A estas alturas, cuando Pérez Molina ha publicado ya los nombres de algunos de sus favoritos, los colegas de Colom estarán buscando cajas en qué meter las fotos de familia y otras cositas de la oficina.
Como ha señalado Fernando Carrera, el nuevo mandatario da señas de querer seguir los pasos del gobierno Uneísta en algunas de sus políticas más importantes en materia de justicia, solidaridad social y economía, y esto es bueno. Sin embargo, la prueba de la realidad de tal intención estará en la continuidad de la gente.
El problema es que en Guatemala los cambios de funcionarios de la administración pública no terminan con el gabinete. Otros países cuentan con un servicio civil que mantiene la continuidad institucional, incluso a través de secretarios permanentes para cada cartera. Mientras tanto, en Guatemala los volátiles funcionarios políticos pretenden a la vez ser cabezas técnicas de la administración pública.

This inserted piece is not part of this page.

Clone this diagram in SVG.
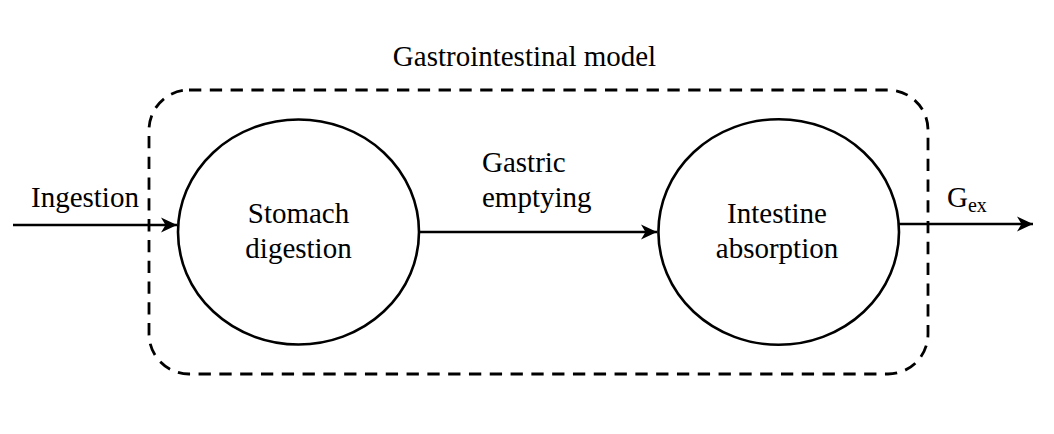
<svg xmlns="http://www.w3.org/2000/svg" width="1054" height="434" viewBox="0 0 1054 434">
<style>
.t{font-family:'Liberation Serif',Tinos,'Times New Roman',Times,'DejaVu Serif',serif;font-size:29px;fill:#000}
.node{fill:#fff;stroke:#000;stroke-width:2.6}
.conn{stroke:#000;stroke-width:2.6;fill:none}
.frame{fill:none;stroke:#000;stroke-width:2.8;stroke-dasharray:12.3 8.5}
</style>
<defs>
<marker id="arr" markerUnits="userSpaceOnUse" markerWidth="20" markerHeight="20" viewBox="-17 -10 20 20" refX="0" refY="0" orient="auto">
<path d="M0,0 L-16,-7.5 L-11.5,0 L-16,7.5 Z" fill="#000"/>
</marker>
</defs>
<rect width="1054" height="434" fill="#fff"/>
<g id="gi-model">
<rect class="frame" x="149" y="90" width="779" height="284" rx="40" ry="40"/>
<text class="t" font-family="Liberation Serif, serif" x="524.5" y="66" text-anchor="middle">Gastrointestinal model</text>
</g>
<g id="connectors">
<path class="conn" d="M13,225 L177,225" marker-end="url(#arr)"/>
<text class="t" x="31" y="207">Ingestion</text>
<path class="conn" d="M420,232 L657,232" marker-end="url(#arr)"/>
<text class="t" x="482" y="172">Gastric</text>
<text class="t" x="482" y="207">emptying</text>
<path class="conn" d="M899,224 L1033,224" marker-end="url(#arr)"/>
<text class="t" x="947" y="207">G<tspan font-size="20" dy="5">ex</tspan></text>
</g>
<g id="stomach">
<ellipse class="node" cx="298.5" cy="232" rx="120.5" ry="112.5"/>
<text class="t" x="298.5" y="223" text-anchor="middle">Stomach</text>
<text class="t" x="298.5" y="258" text-anchor="middle">digestion</text>
</g>
<g id="intestine">
<ellipse class="node" cx="778.7" cy="232" rx="120.3" ry="112.8"/>
<text class="t" x="777" y="223" text-anchor="middle">Intestine</text>
<text class="t" x="777" y="258" text-anchor="middle">absorption</text>
</g>
</svg>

Peor aún, el cambio de personas en puestos de responsabilidad se extiende profundamente dentro de las respectivas burocracias. La pésima costumbre de ver la administración pública como botín para los activistas de campaña, hace que directores generales, directores de dependencias centrales y departamentales, técnicos e incluso maestros y jefes de centros y puestos de salud sepan que su empleo está en juego cada vez que hay cambio de gobierno. Los más timoratos esperan hasta que los alcanza la peste del desempleo. Los más avisados preparan con tiempo su currículum y salen a buscar trabajo por su cuenta. La administración pública termina subsidiando de hecho la formación de mandos medios para el sector privado.
El resultado es una pérdida dramática de experiencia y pericia dentro de la administración pública cada cuatro años. Si el gobierno tuviera un excedente de recursos humanos quizá no sería tan grave. Sin embargo, nuestro aparato público se parece a un desnutrido crónico: hueso y pellejo, nada de grasa. Cada técnico que parte se lleva un caudal precioso y muchas veces insustituible de conocimiento práctico, que luego otro tendrá que aprender laboriosamente y desde cero.
Quisiera creer que ante la ingente necesidad de cambiar la forma en que hacemos gobierno, Pérez Molina optara por evitar el despojo de talento en las instituciones. Sin embargo, sus nombramientos ministeriales ya dan señas del reparto corporatista de cada cuatro años. Como lotería cantada (“el Cacife”, “el tecnócrata”, “el médico-empresario”) vemos cómo los puestos de gabinete van quedando en manos de los sectores usuales. Esto mueve a pensar que en materia de cambio de servidores públicos también sucederá lo de siempre.
Naturalmente, cualquier solución, cualquier control sobre estas conductas dañinas tendrá que salir de los ciudadanos: de usted y de mí. Quizá lo primero sea que las instituciones de investigación y las universidades –en cuenta la generosa patrocinadora de Plaza Pública– usen sus recursos para hacer desde ya un inventario del personal público. Lo segundo será no aceptar los despidos masivos en la administración pública. No hay razón técnica, política, ni financiera que los justifique.